2010-04-12BONN/LONDON (Reuters) - Delegates from 175-nations agreed on two extra sessions of U.N. climate control talks this year at the end of a tortuous meeting in Bonn that presaged big battles ahead over the non-binding Copenhagen Accord.
The Copenhagen Accord seeks to limit a rise in average world temperatures to below 2 degrees Celsius (3.6 F) over pre-industrial times but does not spell out how.
Reached at a fractious U.N. climate summit in December, the accord was strongly backed by Washington and bitterly opposed by some developing nations, though it also holds out the prospect of $100 billion climate aid a year from 2020.
"This process has big problems," said Annie Petsonk of the U.S.-based Environmental Defense Fund, at the end of the meeting in Bonn.
The session had been due to end on Sunday, but delegates wrangled deep into the night over a two-page plan to guide negotiations, with several hours spent on the wording of what appeared to be uncontroversial phrases.
The final text skirted one of the biggest problems -- the fate of the Copenhagen Accord. The December summit had disappointed many by failing to come up with a binding treaty.
"We have just about worked out the procedural kinks -- save the big one, which is what to do about the way in which we will respond to the Copenhagen Accord," Dessima Williams of Grenada, chair of the Alliance of Small Island States, told Reuters.
The accord was not mentioned by name in the Bonn workplan.
Margaret Mukahanana-Sangarwe of Zimbabwe, who chaired the U.N. talks and will draw up new draft texts by May 17, said the phrasing had a "constructive ambiguity...to me it seems to cover the work that was done to produce the Copenhagen Accord."

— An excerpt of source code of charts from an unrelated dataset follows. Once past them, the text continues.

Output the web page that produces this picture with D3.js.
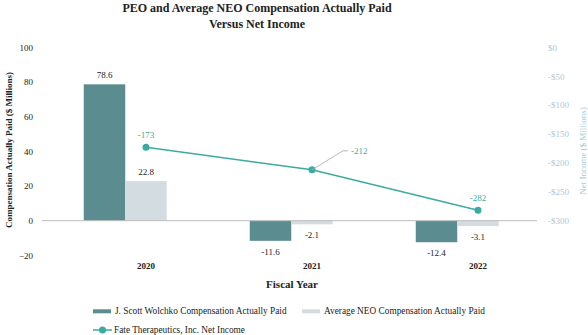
<!DOCTYPE html>
<html><head><meta charset="utf-8">
<script src="https://cdn.jsdelivr.net/npm/d3@7"></script>
<style>body{margin:0;background:#fff}svg{display:block}svg text{font-family:'Liberation Serif','Times New Roman',serif !important}</style>
</head><body><svg id="c" width="588" height="335" font-family="Liberation Serif, serif"></svg>
<script>
const years = ["2020","2021","2022"];
const peoValues = [78.6, -11.6, -12.4];
const neoValues = [22.8, -2.1, -3.1];
const netIncome = [-173, -212, -282];
const leftTicks = [100, 80, 60, 40, 20, 0, -20];
const rightTicks = [0, -50, -100, -150, -200, -250, -300];
const seriesNames = ["J. Scott Wolchko Compensation Actually Paid", "Average NEO Compensation Actually Paid", "Fate Therapeutics, Inc. Net Income"];

const cDark = "#5a8c90", cLight = "#d3dde1", cLine = "#3aaba2", cRight = "#a9c9d6", cText = "#222";
const svg = d3.select("#c");

const x = d3.scaleBand().domain(years).range([63, 561]).padding(0);
const yL = d3.scaleLinear().domain([-20, 100]).range([255.4, 47.2]);
const yR = d3.scaleLinear().domain([-360, 0]).range([255.4, 47.2]);
const bw = 41.5;
const cx = d => x(d) + x.bandwidth() / 2;

// title
svg.append("text").attr("x", 257).attr("y", 11.5).attr("text-anchor", "middle")
  .attr("font-size", 12).attr("font-weight", "bold").attr("fill", cText).text("PEO and Average NEO Compensation Actually Paid");
svg.append("text").attr("x", 257).attr("y", 27.5).attr("text-anchor", "middle")
  .attr("font-size", 12).attr("font-weight", "bold").attr("fill", cText).text("Versus Net Income");

// left axis
const la = svg.append("g").attr("transform", "translate(33,0)")
  .call(d3.axisLeft(yL).tickValues(leftTicks).tickSize(0).tickPadding(0).tickFormat(d3.format("d")));
la.attr("font-family", null);
la.select(".domain").remove();
la.selectAll("text").attr("font-size", 9).attr("fill", cText);

// right axis
const ra = svg.append("g").attr("transform", "translate(548,0)")
  .call(d3.axisRight(yR).tickValues(rightTicks).tickSize(0).tickPadding(0)
    .tickFormat(d => (d < 0 ? "-$" : "$") + Math.abs(d)));
ra.attr("font-family", null);
ra.select(".domain").remove();
ra.selectAll("text").attr("font-size", 9).attr("fill", cRight);

// axis titles
svg.append("text").attr("transform", "translate(12,150) rotate(-90)").attr("text-anchor", "middle")
  .attr("font-size", 9).attr("font-weight", "bold").attr("fill", cText).text("Compensation Actually Paid ($ Millions)");
svg.append("text").attr("transform", "translate(586,151) rotate(-90)").attr("text-anchor", "middle")
  .attr("font-size", 9).attr("fill", cRight).text("Net Income ($ Millions)");

// bars
const g = svg.append("g");
g.selectAll("rect.peo").data(years).join("rect").attr("class", "peo")
  .attr("x", d => cx(d) - 1.5 * bw).attr("width", bw)
  .attr("y", (d, i) => Math.min(yL(peoValues[i]), yL(0)))
  .attr("height", (d, i) => Math.abs(yL(peoValues[i]) - yL(0)))
  .attr("fill", cDark);
g.selectAll("rect.neo").data(years).join("rect").attr("class", "neo")
  .attr("x", d => cx(d) - 0.5 * bw).attr("width", bw)
  .attr("y", (d, i) => Math.min(yL(neoValues[i]), yL(0)))
  .attr("height", (d, i) => Math.abs(yL(neoValues[i]) - yL(0)))
  .attr("fill", cLight);

// zero line
svg.append("line").attr("x1", 42).attr("x2", 537).attr("y1", yL(0)).attr("y2", yL(0))
  .attr("stroke", "#bdbdbd").attr("stroke-width", 1);

// bar labels
const lbl = (v) => v.toFixed(1);
g.selectAll("text.peo").data(years).join("text").attr("class", "peo")
  .attr("x", d => cx(d) - bw).attr("text-anchor", "middle").attr("font-size", 9).attr("fill", cText)
  .attr("y", (d, i) => peoValues[i] >= 0 ? yL(peoValues[i]) - 6 : yL(peoValues[i]) + 14)
  .text((d, i) => lbl(peoValues[i]));
g.selectAll("text.neo").data(years).join("text").attr("class", "neo")
  .attr("x", d => cx(d)).attr("text-anchor", "middle").attr("font-size", 9).attr("fill", cText)
  .attr("y", (d, i) => neoValues[i] >= 0 ? yL(neoValues[i]) - 6 : yL(neoValues[i]) + 14)
  .text((d, i) => lbl(neoValues[i]));

// line
const line = d3.line().x((d, i) => cx(years[i])).y(d => yR(d));
svg.append("path").datum(netIncome).attr("d", line).attr("fill", "none")
  .attr("stroke", cLine).attr("stroke-width", 1.5);
svg.selectAll("circle.pt").data(netIncome).join("circle").attr("class", "pt")
  .attr("cx", (d, i) => cx(years[i])).attr("cy", d => yR(d)).attr("r", 3.5).attr("fill", cLine);

// line labels
netIncome.forEach((v, i) => {
  const px = cx(years[i]), py = yR(v);
  if (i === 1) {
    svg.append("polyline").attr("points", `${px},${py} ${px + 31},${py - 19} ${px + 36},${py - 19}`)
      .attr("fill", "none").attr("stroke", "#a6a6a6").attr("stroke-width", 0.8);
    svg.append("text").attr("x", px + 39).attr("y", py - 16).attr("font-size", 9).attr("fill", cLine).text(v);
  } else {
    svg.append("text").attr("x", px).attr("y", py - 9).attr("text-anchor", "middle")
      .attr("font-size", 9).attr("fill", cLine).text(v);
  }
});

// x labels
svg.selectAll("text.xl").data(years).join("text").attr("class", "xl")
  .attr("x", d => cx(d)).attr("y", 269).attr("text-anchor", "middle")
  .attr("font-size", 9).attr("font-weight", "bold").attr("fill", cText).text(d => d);
svg.append("text").attr("x", 292).attr("y", 288).attr("text-anchor", "middle")
  .attr("font-size", 11).attr("font-weight", "bold").attr("fill", cText).text("Fiscal Year");

// legend
const lg = svg.append("g");
lg.append("rect").attr("x", 93).attr("y", 309.3).attr("width", 18).attr("height", 4).attr("fill", cDark);
lg.append("text").attr("x", 115).attr("y", 314).attr("font-size", 9.3).attr("fill", cText).text(seriesNames[0]);
lg.append("rect").attr("x", 302).attr("y", 309.3).attr("width", 18).attr("height", 4).attr("fill", cLight);
lg.append("text").attr("x", 324).attr("y", 314).attr("font-size", 9.3).attr("fill", cText).text(seriesNames[1]);
lg.append("line").attr("x1", 93).attr("x2", 112).attr("y1", 330).attr("y2", 330).attr("stroke", cLine).attr("stroke-width", 1.5);
lg.append("circle").attr("cx", 102.5).attr("cy", 330).attr("r", 3.5).attr("fill", cLine);
lg.append("text").attr("x", 114).attr("y", 333).attr("font-size", 9.3).attr("fill", cText).text(seriesNames[2]);
</script></body></html>
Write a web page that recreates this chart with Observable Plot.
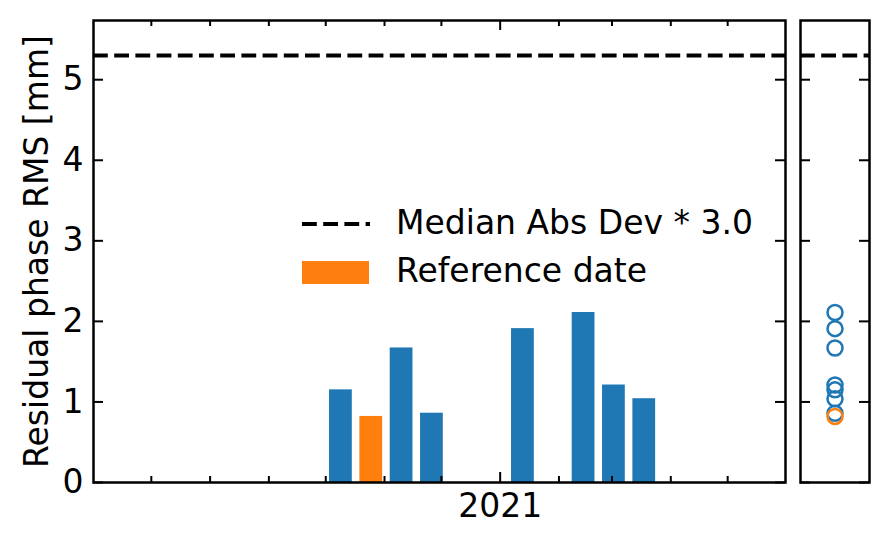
<!DOCTYPE html>
<html><head><meta charset="utf-8">
<script src="https://cdn.jsdelivr.net/npm/d3@7"></script>
<script src="https://cdn.jsdelivr.net/npm/@observablehq/plot@0.6"></script>
<style>
body{margin:0;background:#fff;}
#wrap{position:relative;width:890px;height:545px;font-family:"DejaVu Sans";overflow:hidden;}
#wrap > svg{position:absolute;top:0;}
</style></head><body><div id="wrap"></div>
<script>
// ---- data ----
const dates = ["2020-10-09","2020-10-25","2020-11-10","2020-11-26","2021-01-13","2021-02-14","2021-03-02","2021-03-18"];
const rms = [1.15, 0.82, 1.67, 0.86, 1.91, 2.11, 1.21, 1.04];
const isReference = [false, true, false, false, false, false, false, false];
const threshold = 5.3;
const yTicks = [0, 1, 2, 3, 4, 5];
const yTickLabels = ["0", "1", "2", "3", "4", "5"];
const monthTicks = ["2020-07-01","2020-08-01","2020-09-01","2020-10-01","2020-11-01","2020-12-01","2021-02-01","2021-03-01","2021-04-01","2021-05-01"];
const yearTicks = ["2021-01-01"];
const yearLabels = ["2021"];
const yLabel = "Residual phase RMS [mm]";
const legendLabels = ["Median Abs Dev * 3.0", "Reference date"];
const xDomain = ["2020-05-31T12:00Z", "2021-05-31T12:00Z"];
const yDomain = [0, 5.735];

const BLUE = "#1f77b4", ORANGE = "#ff7f0e";
const DAY = 864e5;
const FS = 33;
const rows = dates.map((d, i) => ({date: new Date(d), rms: rms[i], ref: isReference[i]}));
const months = monthTicks.map(d => new Date(d));
const years = yearTicks.map((d, i) => ({date: new Date(d), label: yearLabels[i]}));
const yt = yTicks.map((v, i) => ({v, label: yTickLabels[i]}));

const W = 800, H = 545, mL = 93, mR = 15, mT = 20, mB = 63;
const innerH = H - mT - mB, innerW = W - mL - mR;
const font = {fontFamily: "DejaVu Sans", fontSize: FS + "px", color: "#000", background: "transparent", overflow: "visible"};
const dash = {stroke: "#000", strokeWidth: 4, strokeDasharray: "14.8,6.4"};

const main = Plot.plot({
  width: W, height: H, marginLeft: mL, marginRight: mR, marginTop: mT, marginBottom: mB,
  style: font,
  x: {type: "utc", domain: xDomain.map(d => new Date(d)), axis: null},
  y: {domain: yDomain, axis: null},
  marks: [
    Plot.rectY(rows.filter(d => !d.ref), {x1: d => new Date(+d.date - 6 * DAY), x2: d => new Date(+d.date + 6 * DAY), y1: 0, y2: "rms", fill: BLUE}),
    Plot.rectY(rows.filter(d => d.ref), {x1: d => new Date(+d.date - 6 * DAY), x2: d => new Date(+d.date + 6 * DAY), y1: 0, y2: "rms", fill: ORANGE}),
    Plot.ruleY([threshold], dash),
    Plot.ruleX(months, {x: d => d, insetTop: innerH - 6, stroke: "#000", strokeWidth: 2}),
    Plot.ruleX(months, {x: d => d, insetBottom: innerH - 6, stroke: "#000", strokeWidth: 2}),
    Plot.ruleX(years, {x: "date", insetTop: innerH - 10, stroke: "#000", strokeWidth: 2}),
    Plot.ruleX(years, {x: "date", insetBottom: innerH - 10, stroke: "#000", strokeWidth: 2}),
    Plot.ruleY(yt, {y: "v", insetRight: innerW - 10, stroke: "#000", strokeWidth: 2}),
    Plot.ruleY(yt, {y: "v", insetLeft: innerW - 10, stroke: "#000", strokeWidth: 2}),
    Plot.frame({stroke: "#000", strokeWidth: 2.5}),
    Plot.text(yt, {y: "v", text: "label", frameAnchor: "left", textAnchor: "end", dx: -10, fontSize: FS, fill: "#000"}),
    Plot.text(years, {x: "date", text: "label", frameAnchor: "bottom", lineAnchor: "top", dy: 11, fontSize: FS, fill: "#000"}),
    Plot.text([yLabel], {text: d => d, frameAnchor: "left", textAnchor: "middle", rotate: -90, dx: -56, fontSize: FS, fill: "#000"})
  ]
});
main.style.left = "0px";

const sW = 95, sL = 5, sR = 21;
const sInnerW = sW - sL - sR;
const side = Plot.plot({
  width: sW, height: H, marginLeft: sL, marginRight: sR, marginTop: mT, marginBottom: mB,
  style: font,
  y: {domain: yDomain, axis: null},
  marks: [
    Plot.ruleY([threshold], dash),
    Plot.ruleY(yt, {y: "v", insetRight: sInnerW - 10, stroke: "#000", strokeWidth: 2}),
    Plot.ruleY(yt, {y: "v", insetLeft: sInnerW - 10, stroke: "#000", strokeWidth: 2}),
    Plot.frame({stroke: "#000", strokeWidth: 2.5}),
    Plot.dot(rows.filter(d => !d.ref), {y: "rms", r: 7.5, stroke: BLUE, strokeWidth: 2.5, fill: "none"}),
    Plot.dot(rows.filter(d => d.ref), {y: "rms", r: 7.5, stroke: ORANGE, strokeWidth: 2.5, fill: "none"})
  ]
});
side.style.left = "795px";

const wrap = document.getElementById("wrap");
wrap.appendChild(main);
wrap.appendChild(side);

// legend overlay
const leg = d3.select(wrap).append("svg").attr("width", 890).attr("height", 545).style("left", "0px")
  .style("font-family", "DejaVu Sans").style("font-size", FS + "px");
leg.append("line").attr("x1", 302).attr("x2", 370).attr("y1", 224).attr("y2", 224)
  .attr("stroke", "#000").attr("stroke-width", 4).attr("stroke-dasharray", "14.8,6.4");
leg.append("rect").attr("x", 302).attr("y", 261).attr("width", 67).attr("height", 23).attr("fill", ORANGE);
leg.append("text").attr("x", 396).attr("y", 234).text(legendLabels[0]);
leg.append("text").attr("x", 396).attr("y", 282).text(legendLabels[1]);
</script></body></html>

The Accord has backing from almost 120 of 194 member states, including top emitters China, the United States, the European Union, Russia and India.
It faces opposition led by countries such as Bolivia, Cuba, Sudan, Saudi Arabia and Venezuela.
Some developing nations complained that rich countries pledged insufficient action under the Accord to stop disaster for millions of people from floods, droughts, heatwaves and rising seas.
By contrast, Saudi Arabia fears a shift from oil to renewable energies.
Bolivia said that the Bonn meeting had ruled the Accord out of negotiations that will culminate in a ministerial meeting in Mexico in November and December.
"Despite continual attempts by the U.S. to make the completely unacceptable Copenhagen Accord the basis for future negotiations, I am glad to say they failed," said Pablo Solon, Bolivia's chief delegate.
The U.N.'s top climate official, Yvo de Boer, said he did not expect a breakthrough to achieve a new treaty in Mexico.
For a $125 billion carbon market, failure to agree a global legally binding deal would be "regrettable" but tough national policies were more important, said one expert.
"It is cap and trade which is driving this market," said Andrei Marcu, head of regulatory and policy affairs at oil trading firm Mercuria.
Cap and trade schemes control industrial carbon emissions by forcing companies to buy from a fixed quota of emissions permits.
A European scheme is at the centre of a carbon market which could grow significantly if the United States passes a climate bill this year.
"I'm looking very much to what the U.S. will do," said Marcu, who was upbeat that the Bonn meeting had re-launched talks which "fell apart" in Copenhagen.